Die Jahrestagung der Österreichischen Kardiologischen Gesellschaft war von zwei großen Themen geprägt, Notfälle und Interdisziplinarität. Notfälle deswegen, weil die Kardiologie letztlich eine klassische Disziplin dafür ist und selbst ein kurzzeitiger Herzstillstand, wenn er nicht sofort adäquat angegangen wird, zunächst über eine irreversible Schädigung des Gehirns und dann der anderen Organe zum Tod führt. Im Jahr 2010 sind von der Europäischen Gesellschaft für Kardiologie neue Reanimationsleitlinien publiziert worden, nicht nur mit Neuerungen, sondern auch mit wesentlichen Erleichterungen im Bereich der Laienreanimation, wo ein Weniger an rechtlichen Bedenken vielleicht ein Mehr an Hilfe erreichen kann. Mit dem Ziel, dass mehr Menschenleben durch rechtzeitig einsetzende Wiederbelebung gerettet werden können. Die Zahlen heute zeigen leider, dass selbst dann, wenn ein Notfall in unmittelbarer Umgebung beobachtet wird – also etwa ein plötzlicher Herzstillstand mit Aussetzung der Atmung –, in weniger als der Hälfte der Fälle zumindest mit Basismaßnahmen der Wiederbelebung begonnen wird, z. B. einer Herzdruckmassage. Menschen stehen oft hilflos daneben, im besten Fall wird die Rettung verständigt. Dabei würde man primär gar keine Mund-zu-Mund-Beatmung fordern, vor der manche vielleicht Bedenken haben. Entscheidend aber ist Herzdruckmassage bis zum Eintreffen der Rettung, allein um das Blut, das noch Restsauerstoff enthält, in Zirkulation zu halten. Dieses Thema passt auch sehr gut zum zweiten großen Bereich, der Interdisziplinarität, wo man einfach feststellen muss, dass solche Notfälle genauso wie viele andere Erkrankungen im Herz-Kreislauf-Bereich ein fächerübergreifendes Vorgehen erfordern. Beispiele dafür wären die Lungenembolie, ein Pneumothorax oder die Aortendissektion, wo Lungenfachärzte, Thorax-, Herzchirurgen oder Anästhesisten involviert sind und wo es erforderlich ist, dass die Rettungskette und der Austausch der Disziplinen gut funktioniert.

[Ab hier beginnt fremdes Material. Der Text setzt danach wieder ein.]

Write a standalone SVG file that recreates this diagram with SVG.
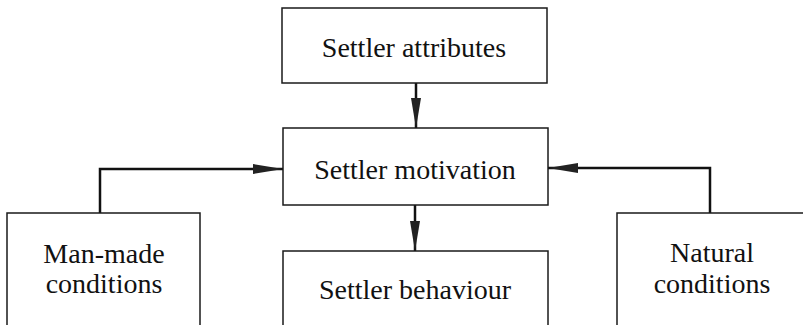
<svg xmlns="http://www.w3.org/2000/svg" width="803" height="325" viewBox="0 0 803 325">
<style>
.box{fill:#fff;stroke:#1a1a1a;stroke-width:1.5}
.lbl{font-family:"Liberation Serif","DejaVu Serif",serif;font-size:28px;fill:#111;text-anchor:middle}
.con{fill:none;stroke:#111;stroke-width:2.5}
</style>
<defs>
<marker id="ah" viewBox="0 0 30 12" refX="30" refY="6" markerWidth="30" markerHeight="12" markerUnits="userSpaceOnUse" orient="auto">
<path d="M0,1 L30,6 L0,11 Z" fill="#222"/>
</marker>
</defs>
<rect width="803" height="325" fill="#fff"/>
<g id="connectors">
<path class="con" d="M416,83 V128" marker-end="url(#ah)"/>
<path class="con" d="M415,205 V251" marker-end="url(#ah)"/>
<path class="con" d="M100,213 V169 H283" marker-end="url(#ah)"/>
<path class="con" d="M710,213 V168 H548" marker-end="url(#ah)"/>
</g>
<g id="attributes">
<rect class="box" x="282" y="8" width="265" height="75"/>
<text class="lbl" x="414" y="57">Settler attributes</text>
</g>
<g id="motivation">
<rect class="box" x="283" y="128" width="265" height="77"/>
<text class="lbl" x="415" y="179">Settler motivation</text>
</g>
<g id="behaviour">
<rect class="box" x="283" y="251" width="265" height="80"/>
<text class="lbl" x="415" y="299">Settler behaviour</text>
</g>
<g id="manmade">
<rect class="box" x="7" y="213" width="193" height="120"/>
<text class="lbl" x="104" y="263">Man-made</text>
<text class="lbl" x="104" y="293">conditions</text>
</g>
<g id="natural">
<rect class="box" x="617" y="213" width="200" height="120"/>
<text class="lbl" x="712" y="262">Natural</text>
<text class="lbl" x="712" y="293">conditions</text>
</g>
</svg>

„Hot topics in European Cardiology“: In dieser Sitzung wurden die neuesten Leitlinien von den maßgeblich involvierten Autoren diskutiert, darunter vor allem die Herzinsuffizienz, aber auch Schwangerschafts-assoziierte Herz-Kreislauf-Erkrankungen, bei denen der Informationsstand relativ gering ist. Ein Hintergrund besteht darin, dass eine große Anzahl von Menschen mit angeborenen Herzfehlern, die im Kindes- oder Jugendalter operiert wurden, heute bis weit in das Erwachsenenalter hinein leben oder auch ganz alt werden. Darunter sind dann auch Frauen mit Kinderwunsch, bei denen zu überlegen ist, unter welchen Voraussetzungen von einer Schwangerschaft abzuraten wäre oder wann diese befürwortet werden soll, wann ein Kaiserschnitt empfehlenswert wäre oder von welchen Medikamenten abgeraten werden soll bzw. welche zu empfehlen sind. Als Kontraindikation für eine Schwangerschaft wurden zum Beispiel die pulmonal-arterielle Hypertension, eine schwere linksventrikuläre Dysfunktion, Mitralstenose oder eine schwere symptomatische Aortenstenose diskutiert. Während viele dieser Fragen nicht durch Studien untermauert sind, gibt es doch neue Leitlinien, die in Salzburg von der Erstautorin Dr. Regitz-Zagrosek aus Berlin vorgestellt wurden.
Prävention: Ein drittes wesentliches Thema war die Prävention. Wenn wir es nicht schaffen, die Risikofaktoren frühzeitig und besser in den Griff zu bekommen, dann werden Herz-Kreislauf-Erkrankungen weiter mit einer hohen Mortalitätsrate einhergehen. Auch hierzu gibt es neue Leitlinien, die von Ian Graham aus Irland präsentiert wurden. Prävention ist nicht zuletzt deswegen ein schwieriges Thema, weil der Aufwand, der mit einzelnen Maßnahmen heute verbunden ist, vielleicht erst in 20 Jahren wirksam zutage tritt. Wir treffen immer auf das Problem, ob Maßnahmen gegen etwas, das man nicht spürt und von dem man nicht weiß, ob es tatsächlich eintritt, dann auch wirklich konsequent durchgeführt werden. Umgekehrt wird man als Arzt aber immer dann hoch geschätzt, wenn man das Leiden von Patienten medikamentös erleichtert.